In March 2012, in the first UKruling of its kind, former New Zealandcricket captain, Chris Cairns, won a defamation claim against Lalit Modi, former Indian Premier League (IPL) chairman, for defamatory tweets. Mr. Modi had tweeted that Mr. Cairns had been removed from the IPL list of players eligible and available to play in the IPL “due to his past record of match fixing.” Mr. Cairns was awarded damages of £90,000 (approximately £3,750 per word tweeted).
As in other countries, a whole host of UK laws that were designed in an age before social media—even, in some cases, far before the Internet as we know it—are now being used to regulate digital speech. Digital speech, by its very nature, has permanent records that are easily searchable, making the police and the prosecution’s job much easier.

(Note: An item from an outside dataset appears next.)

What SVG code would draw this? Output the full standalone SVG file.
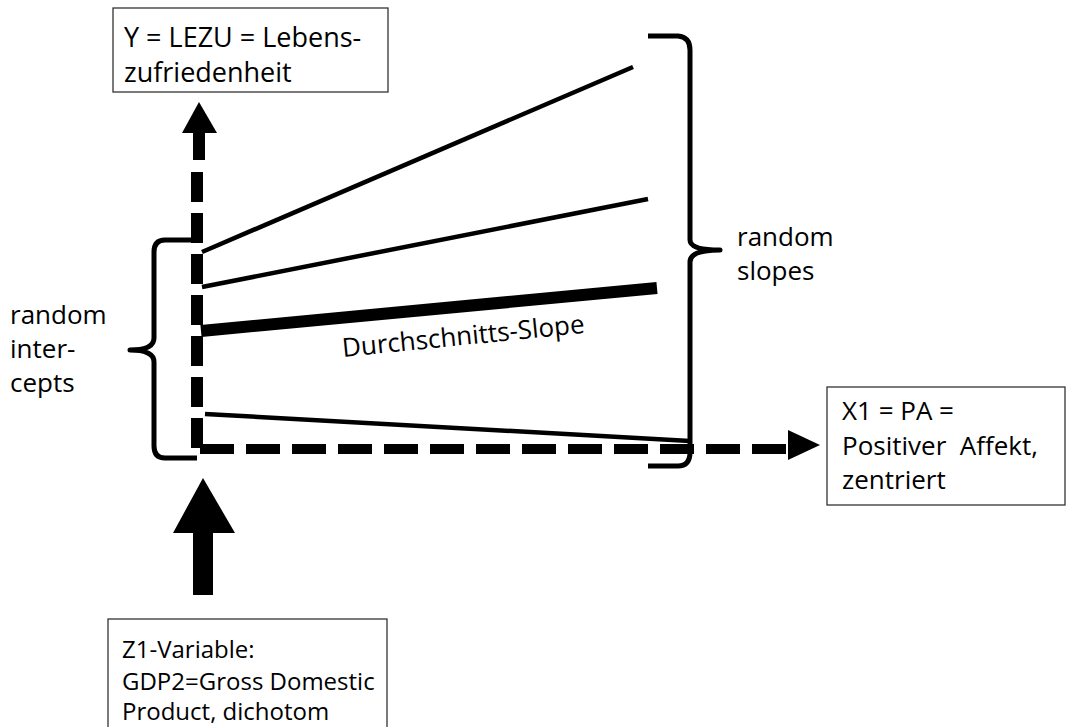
<svg xmlns="http://www.w3.org/2000/svg" width="1067" height="727" viewBox="0 0 1067 727">
<style>
text{font-family:"Open Sans","Liberation Sans",sans-serif;fill:#000}
.t27{font-size:27px}
.t26{font-size:26px}
.t24{font-size:24px}
.ts{font-size:26px}
.box{fill:#fff;stroke:#333;stroke-width:1.3}
.brace{fill:none;stroke:#000;stroke-width:5;stroke-linejoin:round}
.ln{stroke:#000;stroke-width:4.5;stroke-linecap:butt}
</style>
<rect width="1067" height="727" fill="#fff"/>
<g id="connectors">
  <polygon points="199,102 217,133 182,133" fill="#000"/>
  <rect x="193" y="133" width="12" height="27" fill="#000"/>
  <line x1="197" y1="172" x2="197" y2="448" stroke="#000" stroke-width="12" stroke-dasharray="30 11"/>
  <line x1="200" y1="449" x2="786" y2="449" stroke="#000" stroke-width="10" stroke-dasharray="34 12"/>
  <polygon points="820,445 788,430 788,460" fill="#000"/>
  <polygon points="203,478 235,533 213,533 213,595 193,595 193,533 173,533" fill="#000"/>
  <line class="ln" x1="202" y1="252" x2="633" y2="67"/>
  <line class="ln" x1="202" y1="287" x2="648" y2="199"/>
  <line x1="201" y1="331" x2="657" y2="288" stroke="#000" stroke-width="12"/>
  <line class="ln" x1="205" y1="414" x2="690" y2="441"/>
  <path class="brace" d="M197,240 H165 Q154,240 154,252 V338 Q154,350 130,350 Q154,350 154,362 V446 Q154,458 165,458 H197"/>
  <path class="brace" d="M648,36 H678 Q690,37 690,50 V240 Q690,250 720,250 Q690,250 690,262 V452 Q690,466 678,466 H648"/>
</g>
<g id="label-slope">
  <text class="ts" x="343" y="357" transform="rotate(-5.7 343 357)">Durchschnitts-Slope</text>
</g>
<g id="node-y">
  <rect class="box" x="113" y="8" width="275" height="84"/>
  <text class="t27" x="124" y="47">Y = LEZU = Lebens-</text>
  <text class="t27" x="124" y="82">zufriedenheit</text>
</g>
<g id="node-x1">
  <rect class="box" x="827" y="387" width="238" height="118"/>
  <text class="t26" x="842" y="420">X1 = PA =</text>
  <text class="t26" x="842" y="455" xml:space="preserve">Positiver  Affekt,</text>
  <text class="t26" x="842" y="489">zentriert</text>
</g>
<g id="node-z1">
  <rect class="box" x="108" y="619" width="279" height="120"/>
  <text class="t24" x="122" y="658">Z1-Variable:</text>
  <text class="t24" x="122" y="690">GDP2=Gross Domestic</text>
  <text class="t24" x="122" y="720">Product, dichotom</text>
</g>
<g id="label-intercepts">
  <text class="t26" x="10" y="324">random</text>
  <text class="t26" x="10" y="358">inter-</text>
  <text class="t26" x="10" y="392">cepts</text>
</g>
<g id="label-slopes">
  <text class="t26" x="737" y="246">random</text>
  <text class="t26" x="737" y="280">slopes</text>
</g>
</svg>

Accordingly, these types of cases are only going to increase, and it will be interesting to see where UK courts decide to draw the line between freedom of expression and the law. One would hope that a sense of proportionality and common sense will be used so that freedom of expression offers protection for ill-judged comments said in the heat of the moment or “close to the knuckle” jokes, while ensuring that the victims of abusive and threatening trolls are rightly protected. In the meantime, users need to be very careful when tweeting and posting messages online, particularly in terms of the language they use. Tone can be extremely difficult to convey in 140 characters or less.
One has to feel sorry for the UK holiday makers who were barred in January 2012 from entering the United States for tweeting that they were going to “destroy America” (despite making clear to the U.S. airport officials who detained them that “destroy” was simply British slang for “party”). No doubt they will think twice before clicking that Tweet button in the future.